Oh!  I forgot to tell you about our trip here from Medernach.   We saw a real “castle,” one of the long gone by medieval days.  It is badly ruined, and no one now lives in it I understand, but as we wound around the steep side of the mountain we passed it and then followed the hill around till we were on a level slightly above and to one side of it.  How I wished for films for the kodak.  But I have the picture in my mind and I’ll try to get some postcards which may give you a faint idea of how it looks.  It sure is a massive structure, the grey, grim walls rising in one place at least eighty feet.  Ad the grim turrets, with their slits of windows make one realize that life in one of them must have lacked much in brightness and comfort, in spite of the highly colored pictures and stories of the glorious days of knights and chivalry.  Oh!  How Mother would enjoy the scenery and natural beauty. I have been privileged to see in the last month, not to mention father, sisters and brothers, and auntie. I only wish you might all enjoy it. Censorship rules will make it possible to send me a couple of films with the next magazine. Please try it anyway.
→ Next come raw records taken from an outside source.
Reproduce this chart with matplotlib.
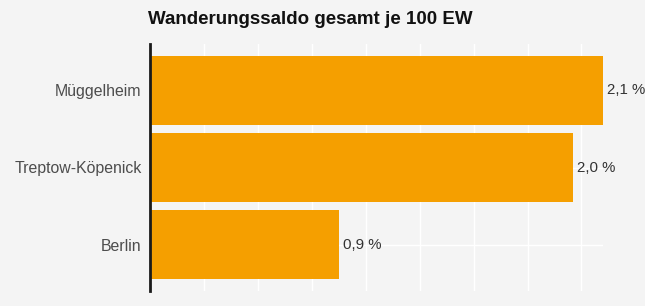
import matplotlib.pyplot as plt
import numpy as np

plt.rcParams['font.family'] = ['Liberation Sans', 'DejaVu Sans']

regions = ["Berlin", "Treptow-Köpenick", "Müggelheim"]
saldo = [0.875, 1.96, 2.10]
labels = ["0,9 %", "2,0 %", "2,1 %"]

bg = "#f4f4f4"
fig = plt.figure(figsize=(6.45, 3.06), dpi=100, facecolor=bg)
ax = fig.add_axes([150/645, 1 - 291/306, (603-150)/645, (291-44)/306])
ax.set_facecolor(bg)

ypos = np.arange(1, len(regions) + 1)
ax.barh(ypos, saldo, height=0.9, color="#f59f00", zorder=3)
for y, v, t in zip(ypos, saldo, labels):
    ax.text(v + 0.02, y, t, va="center", ha="left", fontsize=10.8,
            color="#333333", clip_on=False, zorder=4)

ax.set_xlim(0, 2.1)
ax.set_ylim(0.4, 3.6)
ax.set_xticks(np.arange(0, 2.01, 0.25))
ax.set_yticks(ypos)
ax.set_yticklabels(regions, fontsize=11.4, color="#4d4d4d")
ax.tick_params(axis="x", length=0, labelbottom=False)
ax.tick_params(axis="y", length=0, pad=6)
ax.grid(True, color="white", linewidth=1, zorder=0)
for s in ["top", "right", "bottom"]:
    ax.spines[s].set_visible(False)
ax.spines["left"].set_linewidth(2)
ax.spines["left"].set_color("#1a1a1a")
ax.spines["left"].set_zorder(5)

fig.text(148/645, 1 - 20/306, "Wanderungssaldo gesamt je 100 EW",
         fontsize=13.5, fontweight="bold", color="#111111", va="center", ha="left")

fig.savefig("out.png", dpi=100, facecolor=bg)
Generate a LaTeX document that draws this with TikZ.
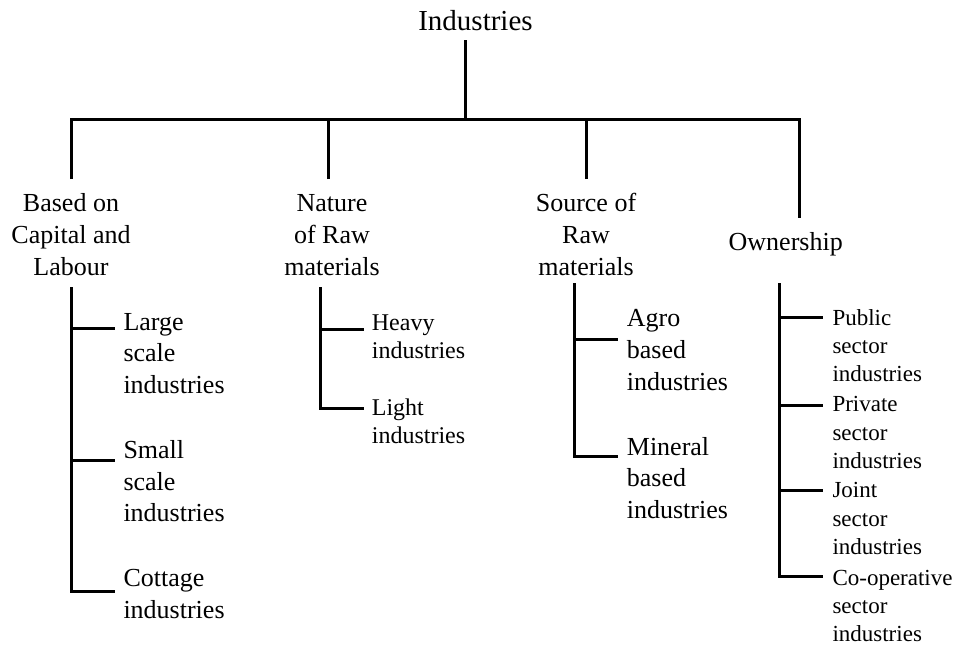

                                                            Love to my dear Ones,
                                                                         Corp. George Sherwood
                                                                        108th US Engineers
                                                                        American Ex. Forces 

 This is the back of the photo postcard with the three children, the sheep and the dog.  No guarantee this is the Victor Kries family, but this seems likely.   
This is the postcard apparently with Helene's address and note.  No idea why she has postcard of General Field Marshall von Mackensen.  May just be lack of other paper available.  He lived 95 years and was in both WWI and WWII. He was on the other side in this war so this is an oddity!